Old School played nicely with New School and was, in fact, quite welcoming. New Teacher is going to come and observe Blink in his current classroom. I'm so happy about this!  On the way out, I asked New Teacher if she was asking herself what she'd gotten herself into and she did a convincing job of saying she wasn't at all afraid. She still thinks it will be a good setting for him.

All in all, it was as good as a meeting like this can be.  I just want to crawl into bed with my laptop and watch Weeds and knit for a few weeks now, that's all.  

Monday, April 5, 2010

The Anger Response

Blink has always been the kind of child with, shall we say, strong feelings.  It wouldn't do him justice as a person to describe him as an angry child — that wouldn't touch his brilliance, his sense of humor, his creativity.  But the truth is, he is angry a lot of the time. Anger is his default response.  It's easier for him to start yelling than it is so sort through complicated emotions and communicate nuance.

It's no fun to live in a household full of angry outbursts. (Trust me).  So this is an area we've been working on a lot lately.  Blink's therapist suggested we label his angry behavior for him. So I've been simply saying, "That's yelling, Blink," telling him it isn't allowed, and telling him what he can say or do in the situation.

To tell the truth, I've been working on this for months -- it's hard to internalize new responses to situations and summon forth a new boilerplate response when my adrenaline is skyrocketing from dealing with the explosive situation. But slowly, it's starting to feel (more) natural and normal. I've made great strides in distancing myself from the situation.

Something clicked for me this weekend. Blink was upstairs in the playroom, alone, playing with his legos, and had been for quite a while. It was a gorgeous day and I called up to see if he wanted to go play outside.

"NO!!!!" was the thunderous response.  As if I said, "Blink, would you like to go to get a painful medical procedure done?"

I paused for a moment and said, "You sound really angry. Did it make you mad that I asked you if you wanted to go and play?"


"Uh, no, I think my throat is kind of scratchy and that's why it sounded like I was mad," he explained.

"Oh, so you didn't mean to sound like you were mad?"

"No. Maybe we can play in a few minutes."

"OK, sounds good."

And then 5 minutes later, he came outside to find me and we played basketball for 15 minutes.
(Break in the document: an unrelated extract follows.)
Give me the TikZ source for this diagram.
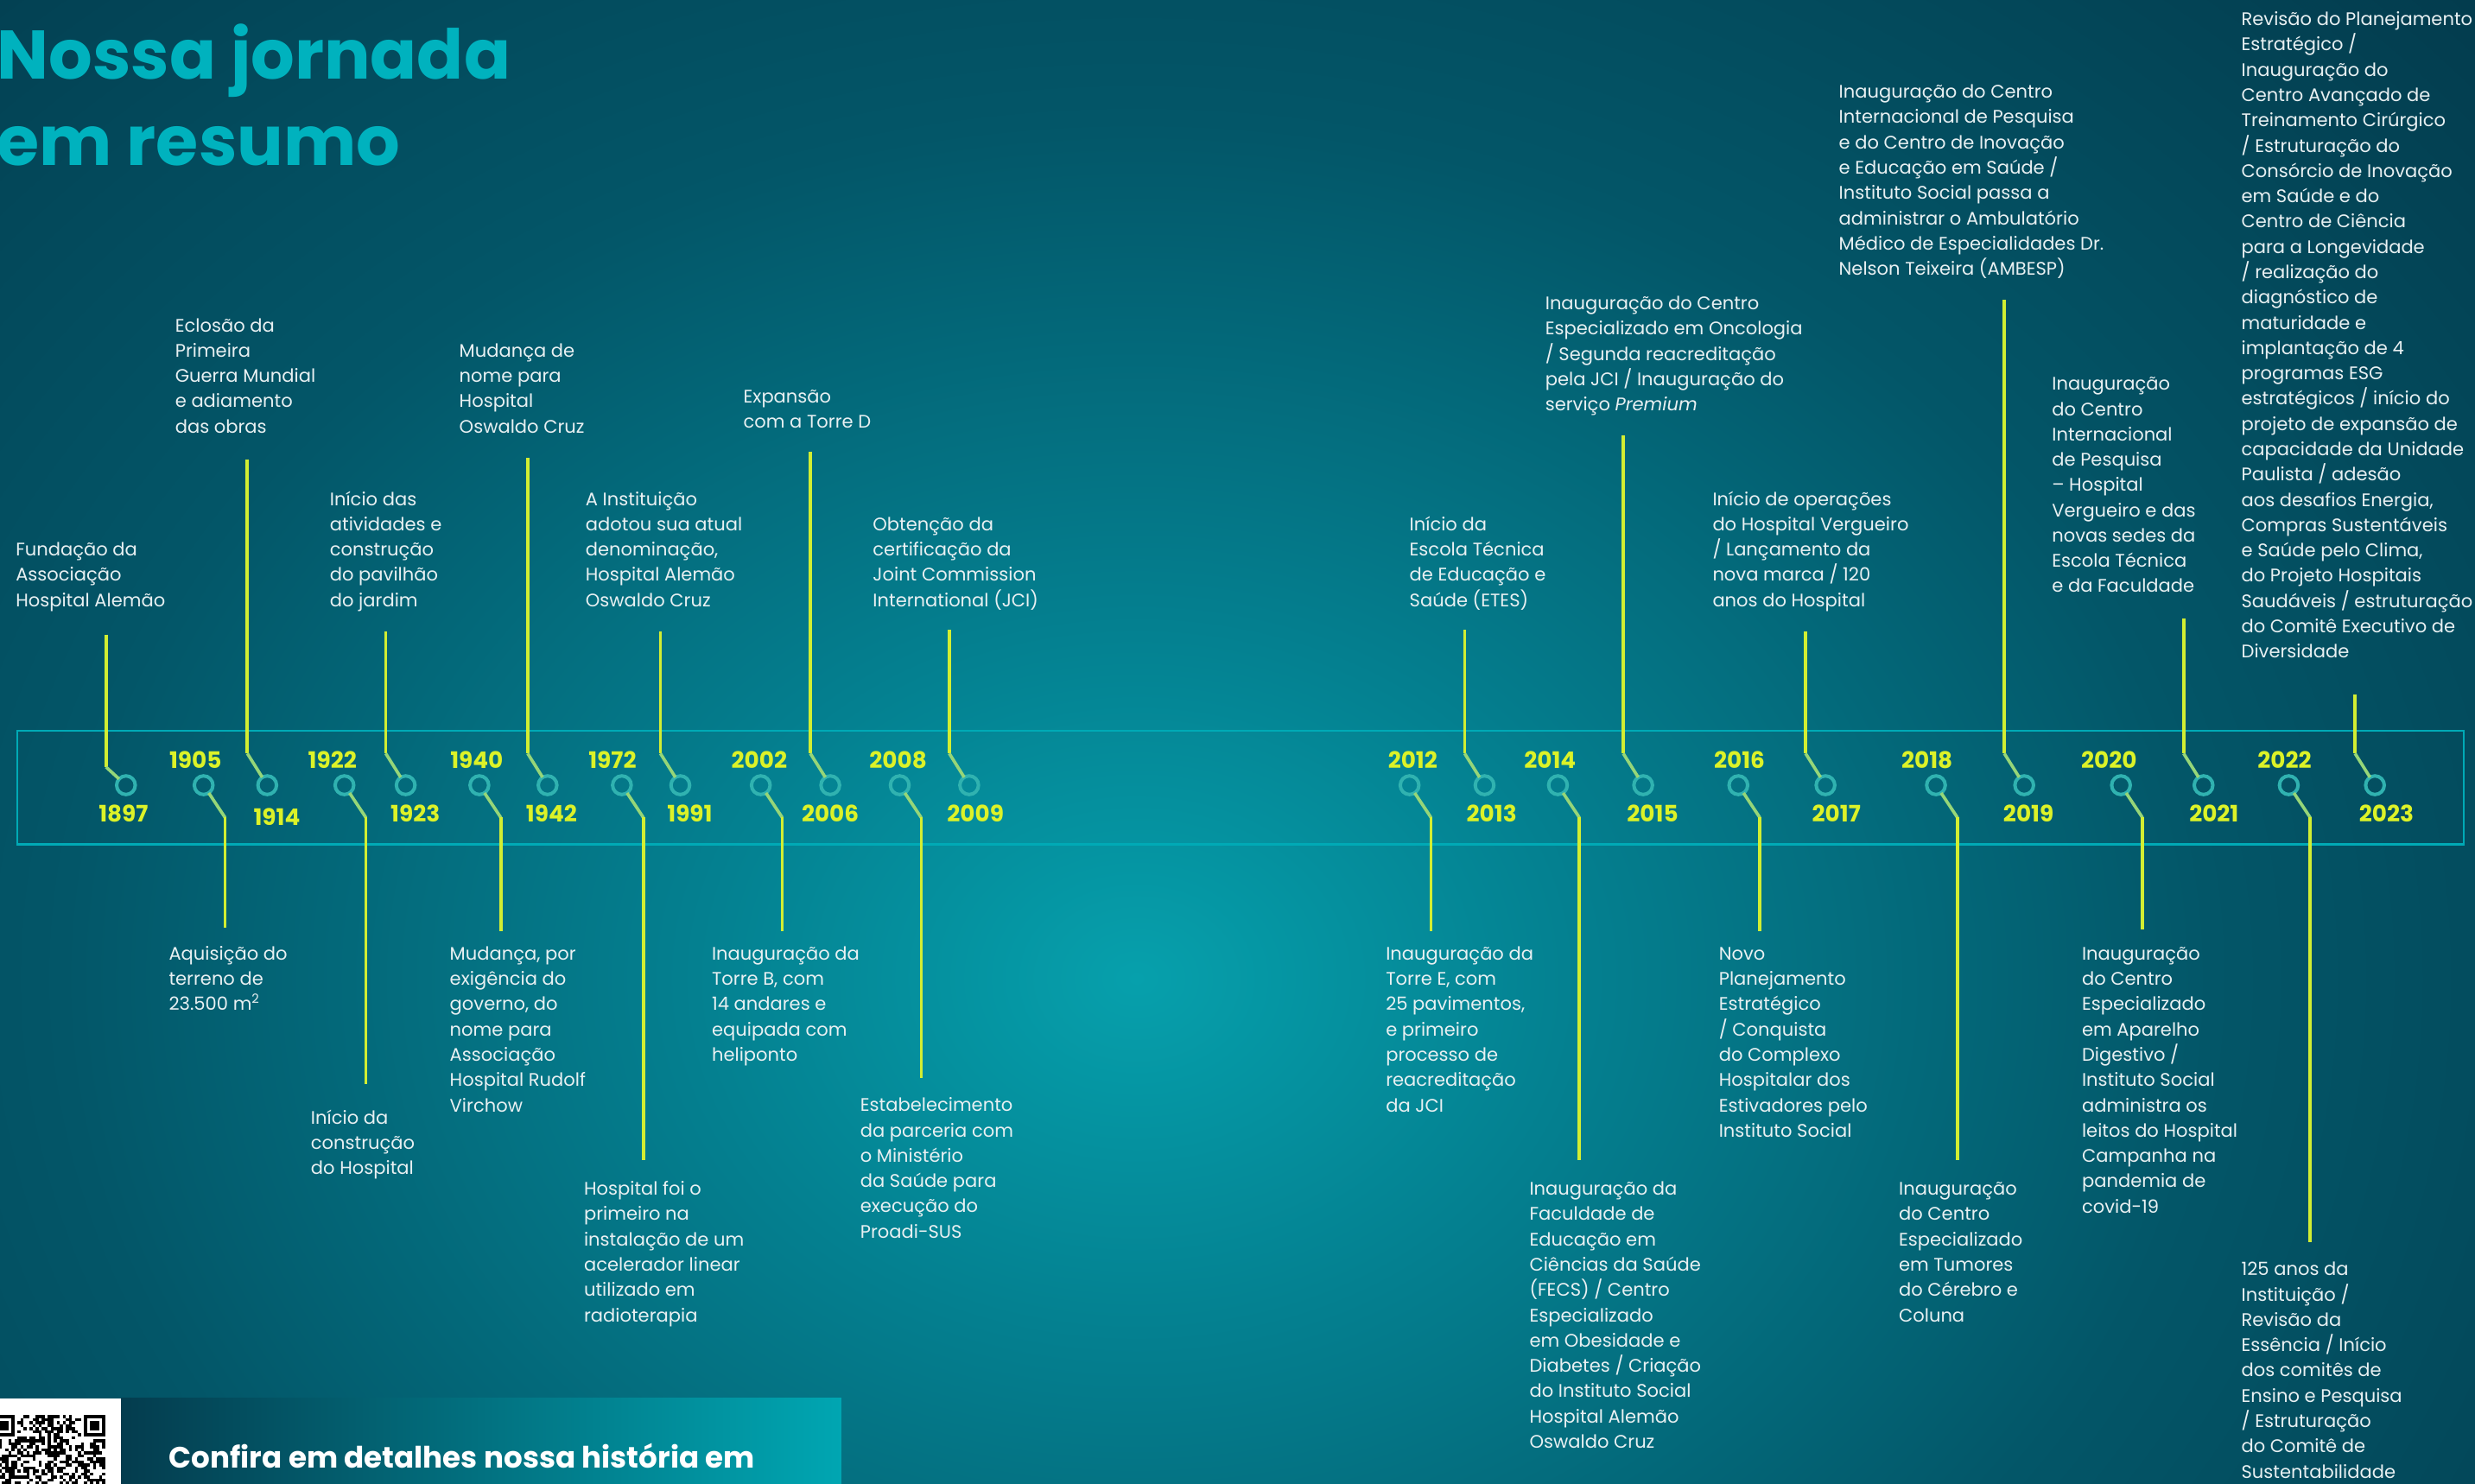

This little encounter renewed my goal of not getting personally invested in his anger, labeling it for him appropriately, and helping him see when it's the wrong response.  It's like his wires are crossed and everything diverts to anger. If I don't add my own intensity to it, he can (often) find a course correction.

In other news, Blink's school re-evaluation results meeting is today. I'm nervous. I'll feel a lot better once this is done.